Bu konuda çaba göstermemizi önerir misiniz?

Astral seyahat, bilincin ve farkındalığın fiziksel bedenin dışında da devam ettiğini ve fiziki dünyayla sınırlı olmak zorunda olmadığımızı bizzat yaşatan en özel, en etkileyici ve unutulmaz metafizik deneyimlerden biridir. Astral seyahat, insanın gizli potansiyelini açar, onu beş duyunun sınırlı algısından kurtarır, evrendeki farklı gerçeklik ve zamanları, farklı varlık türlerini tanıştırır. Bu yüzden insanın bilincinde keskin bir genişleme yaratır ve eğer doğru kullanılabilirse, onu bir bilge, bilim insanı, filozof veya sanatçı haline getirebilir. Astral seyahatin tehlikeli olduğu bir şehir efsanesidir. Rüya görmek ne denli tehlikeliyse, astral seyahat da ancak o kadar tehlikeli olabilir.

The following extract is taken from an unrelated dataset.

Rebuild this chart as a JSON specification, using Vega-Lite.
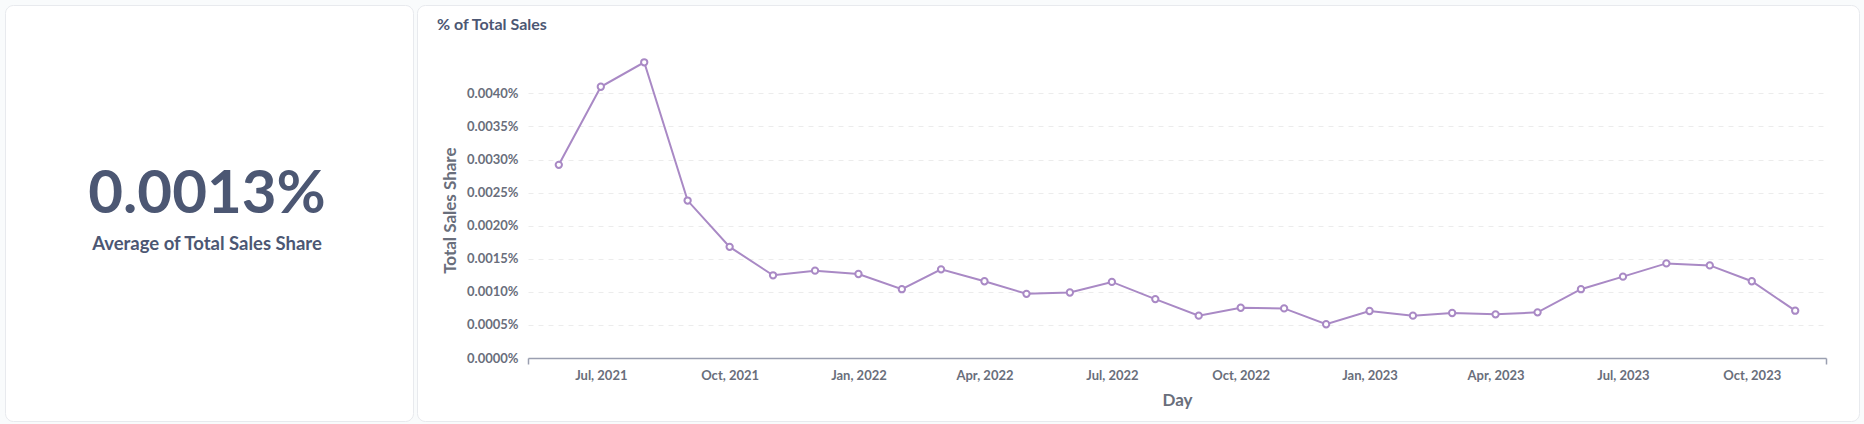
{
  "$schema": "https://vega.github.io/schema/vega-lite/v6.json",
  "background": "#f9fbfc",
  "padding": {"left": 4, "top": 4, "right": 6, "bottom": 4},
  "spacing": 2,
  "config": {
    "font": "Lato",
    "view": {"fill": "white", "stroke": "#e8eaee", "cornerRadius": 8}
  },
  "datasets": {
    "sales": [
      {"day": "2021-06-01", "share": 0.0000292},
      {"day": "2021-07-01", "share": 0.0000410},
      {"day": "2021-08-01", "share": 0.0000447},
      {"day": "2021-09-01", "share": 0.0000238},
      {"day": "2021-10-01", "share": 0.0000168},
      {"day": "2021-11-01", "share": 0.0000125},
      {"day": "2021-12-01", "share": 0.0000132},
      {"day": "2022-01-01", "share": 0.0000127},
      {"day": "2022-02-01", "share": 0.0000104},
      {"day": "2022-03-01", "share": 0.0000134},
      {"day": "2022-04-01", "share": 0.0000116},
      {"day": "2022-05-01", "share": 0.0000097},
      {"day": "2022-06-01", "share": 0.0000099},
      {"day": "2022-07-01", "share": 0.0000115},
      {"day": "2022-08-01", "share": 0.0000089},
      {"day": "2022-09-01", "share": 0.0000064},
      {"day": "2022-10-01", "share": 0.0000076},
      {"day": "2022-11-01", "share": 0.0000075},
      {"day": "2022-12-01", "share": 0.0000051},
      {"day": "2023-01-01", "share": 0.0000071},
      {"day": "2023-02-01", "share": 0.0000064},
      {"day": "2023-03-01", "share": 0.0000068},
      {"day": "2023-04-01", "share": 0.0000066},
      {"day": "2023-05-01", "share": 0.0000069},
      {"day": "2023-06-01", "share": 0.0000104},
      {"day": "2023-07-01", "share": 0.0000123},
      {"day": "2023-08-01", "share": 0.0000143},
      {"day": "2023-09-01", "share": 0.0000140},
      {"day": "2023-10-01", "share": 0.0000116},
      {"day": "2023-11-01", "share": 0.00000715}
    ]
  },
  "hconcat": [
    {
      "width": 408,
      "height": 416,
      "view": {"fill": "white", "stroke": "#e8eaee", "cornerRadius": 8},
      "data": {"name": "sales"},
      "transform": [{"aggregate": [{"op": "mean", "field": "share", "as": "avg"}]}],
      "layer": [
        {
          "mark": {"type": "text", "font": "Lato", "fontWeight": "bold", "fontSize": 60, "color": "#4c5773", "dy": -18, "dx": -2},
          "encoding": {"text": {"field": "avg", "type": "quantitative", "format": ".4%"}}
        },
        {
          "mark": {"type": "text", "font": "Lato", "fontWeight": "bold", "fontSize": 18.5, "color": "#4c5773", "dy": 31, "dx": -2, "text": "Average of Total Sales Share"},
          "encoding": {}
        }
      ]
    },
    {
      "width": 1442,
      "height": 416,
      "data": {"name": "sales"},
      "title": {
        "text": "% of Total Sales",
        "anchor": "start",
        "frame": "group",
        "orient": "top",
        "offset": -28,
        "dx": 20,
        "font": "Lato",
        "fontSize": 16,
        "fontWeight": "bold",
        "color": "#4c5773"
      },
      "encoding": {
        "x": {
          "field": "day",
          "type": "temporal",
          "title": "Day",
          "scale": {
            "type": "utc",
            "domain": [
              {"year": 2021, "month": 5, "date": 10, "utc": true},
              {"year": 2023, "month": 11, "date": 23, "utc": true}
            ],
            "range": [111, 1409]
          },
          "axis": {
            "orient": "bottom",
            "offset": -63,
            "values": [
              {"year": 2021, "month": 5, "date": 10, "utc": true},
              {"year": 2021, "month": 7, "date": 1, "utc": true},
              {"year": 2021, "month": 10, "date": 1, "utc": true},
              {"year": 2022, "month": 1, "date": 1, "utc": true},
              {"year": 2022, "month": 4, "date": 1, "utc": true},
              {"year": 2022, "month": 7, "date": 1, "utc": true},
              {"year": 2022, "month": 10, "date": 1, "utc": true},
              {"year": 2023, "month": 1, "date": 1, "utc": true},
              {"year": 2023, "month": 4, "date": 1, "utc": true},
              {"year": 2023, "month": 7, "date": 1, "utc": true},
              {"year": 2023, "month": 10, "date": 1, "utc": true},
              {"year": 2023, "month": 11, "date": 23, "utc": true}
            ],
            "labelExpr": "utcdate(datum.value) == 1 ? utcFormat(datum.value, '%b, %Y') : ''",
            "grid": false,
            "domainColor": "#9a9fb0",
            "domainWidth": 1.5,
            "tickColor": "#9a9fb0",
            "tickWidth": 1.5,
            "tickSize": 6,
            "tickOpacity": {"condition": {"test": "utcdate(datum.value) != 1", "value": 1}, "value": 0},
            "labelPadding": 5,
            "labelFont": "Lato",
            "labelFontSize": 13,
            "labelFontWeight": "bold",
            "labelColor": "#696e7b",
            "labelOverlap": false,
            "titleFont": "Lato",
            "titleFontSize": 17,
            "titleFontWeight": "bold",
            "titleColor": "#696e7b",
            "titlePadding": 10
          }
        },
        "y": {
          "field": "share",
          "type": "quantitative",
          "title": "Total Sales Share",
          "scale": {"domain": [0, 0.0000447], "nice": false, "range": [353, 57.3]},
          "axis": {
            "orient": "left",
            "offset": -111,
            "values": [0, 0.000005, 0.00001, 0.000015, 0.00002, 0.000025, 0.00003, 0.000035, 0.00004],
            "format": ".4%",
            "domain": false,
            "ticks": false,
            "grid": true,
            "gridColor": "#ececec",
            "gridDash": [5, 5],
            "gridWidth": 1,
            "labelPadding": 10,
            "labelFont": "Lato",
            "labelFontSize": 13,
            "labelFontWeight": "bold",
            "labelColor": "#696e7b",
            "titleFont": "Lato",
            "titleFontSize": 17,
            "titleFontWeight": "bold",
            "titleColor": "#696e7b",
            "titlePadding": 7
          }
        }
      },
      "layer": [
        {
          "mark": {"type": "line", "color": "#a989c5", "strokeWidth": 2}
        },
        {
          "mark": {"type": "point", "shape": "circle", "filled": true, "fill": "white", "stroke": "#a989c5", "strokeWidth": 2, "size": 40, "opacity": 1}
        }
      ]
    }
  ]
}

Rüyalarımız bize rehberlik edebilir mi?

Rüyaların zaten temel görevleri arasında rehberlik etmek vardır. Rüyalarını ciddiye alan insanlar, onların dilini çözmekte ustalaştıkça kendi iç dünyalarını tanırlar, eksikliklerini tespit ederler, gölge yanlarına ışık tutarlar, çözüm bekleyen travmalarıyla yüzleşirler ve şüphesiz bu büyük bir ruhsal kazanımdır.